Aung Moe Zaw said his political consciousness was awakened when he was an English student at Yangon University. It was there, in the late 1980s, that he joined protests against dictator General Ne Win’s decision, in September 1987, to demonetize K25, K35 and K75 notes – about 80 percent of the money in circulation – without offering compensation to bill holders. Life savings were wiped out overnight. An infamous teashop brawl the following March led to protests where the military shot two students dead, sparking what became the 8888 uprising.

On September 18, after a Tatmadaw-led coup d’etat, Ne Win resigned, and the ruling junta that was installed – the State Law and Order Restoration Council – promised to hold multi-party elections. On May 27, 1990, the NLD won in a landslide, but the SLORC refused to honour the results. After declaring the parties illegal, they detained 1,500 DPNS members, including its core leaders. Aung Moe Zaw fled through Shan State to Manerplaw, then the headquarters of the Karen National Union.

There, on October 14, 1988, the DPNS was founded.

“We began a process of trying to overthrow the military dictatorship that continues today under the banner of the party,” he told Frontier.

The party established its headquarters in Manerplaw in November 1991. The place was teeming with democracy activists and ethnic armed groups, gathered to continue their struggle against the military regime. They included the Forum for Democracy in Burma and the Student and Youth Congress of Burma, of which Aung Moe Zaw was a co-founder. He also served as general secretary of the Democratic Alliance of Burma from 2001-2004, and from 2002-2004 he was general secretary of the National Council of the Union of Burma, the self-described government in exile.

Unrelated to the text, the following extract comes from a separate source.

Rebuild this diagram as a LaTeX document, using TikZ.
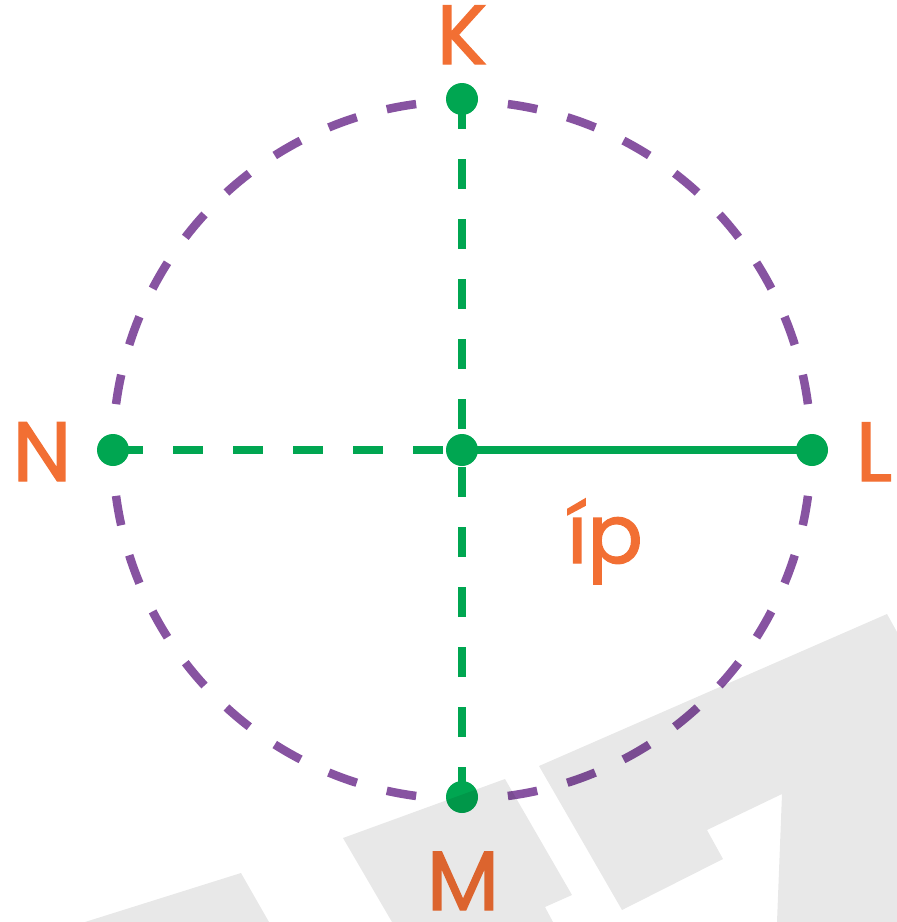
\documentclass[tikz,border=0pt]{standalone}
\usepackage{fontspec}
\setmainfont{Poppins}
\newfontfamily\lblfont[FakeBold=1.6]{Poppins}
\definecolor{cgreen}{HTML}{00A651}
\definecolor{cpurple}{HTML}{8753A1}
\definecolor{corange}{HTML}{F26F33}
\tikzset{
  dotnode/.style={circle, fill=cgreen, inner sep=0pt, minimum size=32pt},
  gline/.style={draw=cgreen, line width=8pt},
  gdash/.style={gline, dash pattern=on 30pt off 30pt},
  pdash/.style={draw=cpurple, line width=8.5pt},
  lbl/.style={text=corange, anchor=base, inner sep=0pt, font=\lblfont\fontsize{84}{84}\selectfont},
  wmark/.style={fill=black, fill opacity=0.09, draw=none}
}
\begin{document}
\begin{tikzpicture}[x=1pt, y=-1pt]
\useasboundingbox (0,0) rectangle (897,922);
% centre and points
\coordinate (O) at (462,450);
\coordinate (K) at (462,99);
\coordinate (M) at (462,797);
\coordinate (N) at (113,450);
\coordinate (L) at (812,450);
% purple dashed circle
\foreach \a in {10,20,...,350}{
  \pgfmathtruncatemacro{\r}{mod(\a,90)}
  \ifnum\r>0
    \draw[pdash] ([shift={(\a-2.45:349pt)}]O) arc[start angle=\a-2.45, end angle=\a+2.45, radius=349pt];
  \fi
}
% green lines
\draw[gdash] (K) -- (O);
\draw[gdash] (M) -- (O);
\draw[gdash] (N) -- (O);
\draw[gline] (O) -- (L);
% dots
\node[dotnode] (Kd) at (K) {};
\node[dotnode] (Md) at (M) {};
\node[dotnode] (Nd) at (N) {};
\node[dotnode] (Ld) at (L) {};
\node[dotnode] (Od) at (O) {};
% labels
\node[lbl] (Kt) at (462,64) {K};
\node[lbl] (Nt) at (42,481) {N};
\node[lbl] (Lt) at (874,481) {L};
\node[lbl] (Mt) at (463,910) {M};
\node[lbl, font=\lblfont\fontsize{82}{82}\selectfont] (ip) at (605,563) {íp};
% watermark
\fill[wmark] (85,922) -- (241,873) -- (269,922) -- cycle;
\fill[wmark] (392,922) -- (343,838) -- (505,779) -- (572,895) -- (545,907) -- (553,922) -- cycle;
\fill[wmark] (539,766) -- (887,614) -- (897,632) -- (897,922) -- (777,922) -- (782,794) -- (707,830) -- (723,859) -- (622,910) -- cycle;
\end{tikzpicture}
\end{document}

After Thein Sein launched the peace process in 2011, he dispatched Minister of the President’s Office and retired major general U Aung Min, who also chaired the Myanmar Peace Center, to hold talks with the KNU near the Thai-Myanmar border, which resulted in the signing of a bilateral ceasefire in January 2012.

The visit provided an opportunity for Aung Moe Zaw and other DPNS central committee members to meet Aung Min, who carried Thein Sein’s invitation to them. Aung Min promised that, upon their return, they would have the government’s support in restoring their citizenship and re-registering the party.

Aung Moe Zaw said he had to wait a year to receive his national identity card – necessary for him to register the party, which he did in 2014.

NLD rule has not been what he’d expected. He said he’s disappointed with his old ally’s readiness to distance itself from the activists it worked alongside for so long in the movement. They’ve also made too little progress toward real democracy, he said. But he understands that nobody gets there overnight.

“The problem of our country is the problem of military dictatorship. The civil war has been raging for more than 70 years. There are many general problems and it is difficult to solve them in four or five years” he said.

Still, he said the Thein Sein government did a better job of including the DPNS in peace negotiations than the NLD government, which “doesn’t care” about the groups it used to work with. He predicted fewer NLD votes this year than in the previous general election. “[They] won’t win a landslide like in 2015,” he said. “New candidates from new parties will perform well.”

Of course, that doesn’t mean the end of the party.

“Criticism of the NLD is limited to the intellectual community; at the bottom, it still has support,” he said.

Aung Moe Zaw also joined the chorus of criticism directed at the Union Election Commission, which he accused of being subordinate to the ruling party.

The DPNS is fielding 16 candidates, who are seeking election to the Pyithu Hluttaw and state and regional assemblies – three of which, he said, who are Muslims, a group often barred from running by discriminatory citizenship and electoral laws.

“No one should be left behind if we really want to build a democratic union,” he told Frontier in July. “I have a strong belief that everybody deserves to enjoy equal rights. I have been fighting for it since 1988. I’m still sticking to that.”